**Dataset section:**
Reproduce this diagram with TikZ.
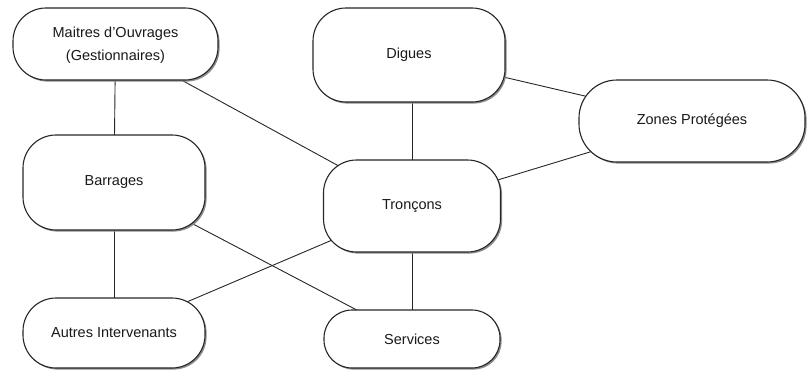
\documentclass[tikz,border=0pt]{standalone}
\usepackage{fontspec}
\setmainfont{Liberation Sans}
\usetikzlibrary{shadows,backgrounds}
\begin{document}
\begin{tikzpicture}[x=1pt,y=-1pt,
  box/.style={draw=black!85, line width=1.1pt, fill=white, rounded corners=33pt,
    align=center, inner sep=0pt, text=black!90,
    font=\fontsize{14.5}{23}\selectfont,
    drop shadow={shadow xshift=1.6pt, shadow yshift=-1.6pt, fill=black!45, opacity=1}},
  link/.style={draw=black!85, line width=0.9pt}]
\useasboundingbox (0,0) rectangle (808,372);
\node[box, minimum width=205pt, minimum height=72pt] (M) at (115.5,44)
  {\raisebox{-4pt}{\begin{tabular}{@{}c@{}}Maitres d'Ouvrages\\(Gestionnaires)\end{tabular}}};
\node[box, minimum width=192pt, minimum height=94pt] (D) at (409,55) {Digues};
\node[box, minimum width=226pt, minimum height=82pt, rounded corners=38pt] (Z) at (692,121) {Zones Protégées};
\node[box, minimum width=177pt, minimum height=92pt] (T) at (412,206) {Tronçons};
\node[box, minimum width=176pt, minimum height=58pt, rounded corners=28pt] (S) at (412,339) {Services};
\node[box, minimum width=182pt, minimum height=95pt] (B) at (114,182.5) {Barrages};
\node[box, minimum width=182pt, minimum height=70pt] (A) at (114,333) {Autres Intervenants};
\begin{scope}[on background layer]
  \draw[link] (M.center) -- (B.center);
  \draw[link] (B.center) -- (A.center);
  \draw[link] (M.center) -- (T.center);
  \draw[link] (D.center -| T.center) -- (T.center);
  \draw[link] (D.center) -- (Z.center);
  \draw[link] (T.center) -- (Z.center);
  \draw[link] (T.center) -- (A.center);
  \draw[link] (B.center) -- (S.center);
  \draw[link] (T.center) -- (S.center);
\end{scope}
\end{tikzpicture}
\end{document}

**Written exercise:** Write out the whole listing again, exactly, with no pictures.

**Output of the exercise:**
Reproduce this diagram with TikZ.
\documentclass[tikz,border=0pt]{standalone}
\usepackage{fontspec}
\setmainfont{Liberation Sans}
\usetikzlibrary{shadows,backgrounds}
\begin{document}
\begin{tikzpicture}[x=1pt,y=-1pt,
  box/.style={draw=black!85, line width=1.1pt, fill=white, rounded corners=33pt,
    align=center, inner sep=0pt, text=black!90,
    font=\fontsize{14.5}{23}\selectfont,
    drop shadow={shadow xshift=1.6pt, shadow yshift=-1.6pt, fill=black!45, opacity=1}},
  link/.style={draw=black!85, line width=0.9pt}]
\useasboundingbox (0,0) rectangle (808,372);
\node[box, minimum width=205pt, minimum height=72pt] (M) at (115.5,44)
  {\raisebox{-4pt}{\begin{tabular}{@{}c@{}}Maitres d'Ouvrages\\(Gestionnaires)\end{tabular}}};
\node[box, minimum width=192pt, minimum height=94pt] (D) at (409,55) {Digues};
\node[box, minimum width=226pt, minimum height=82pt, rounded corners=38pt] (Z) at (692,121) {Zones Protégées};
\node[box, minimum width=177pt, minimum height=92pt] (T) at (412,206) {Tronçons};
\node[box, minimum width=176pt, minimum height=58pt, rounded corners=28pt] (S) at (412,339) {Services};
\node[box, minimum width=182pt, minimum height=95pt] (B) at (114,182.5) {Barrages};
\node[box, minimum width=182pt, minimum height=70pt] (A) at (114,333) {Autres Intervenants};
\begin{scope}[on background layer]
  \draw[link] (M.center) -- (B.center);
  \draw[link] (B.center) -- (A.center);
  \draw[link] (M.center) -- (T.center);
  \draw[link] (D.center -| T.center) -- (T.center);
  \draw[link] (D.center) -- (Z.center);
  \draw[link] (T.center) -- (Z.center);
  \draw[link] (T.center) -- (A.center);
  \draw[link] (B.center) -- (S.center);
  \draw[link] (T.center) -- (S.center);
\end{scope}
\end{tikzpicture}
\end{document}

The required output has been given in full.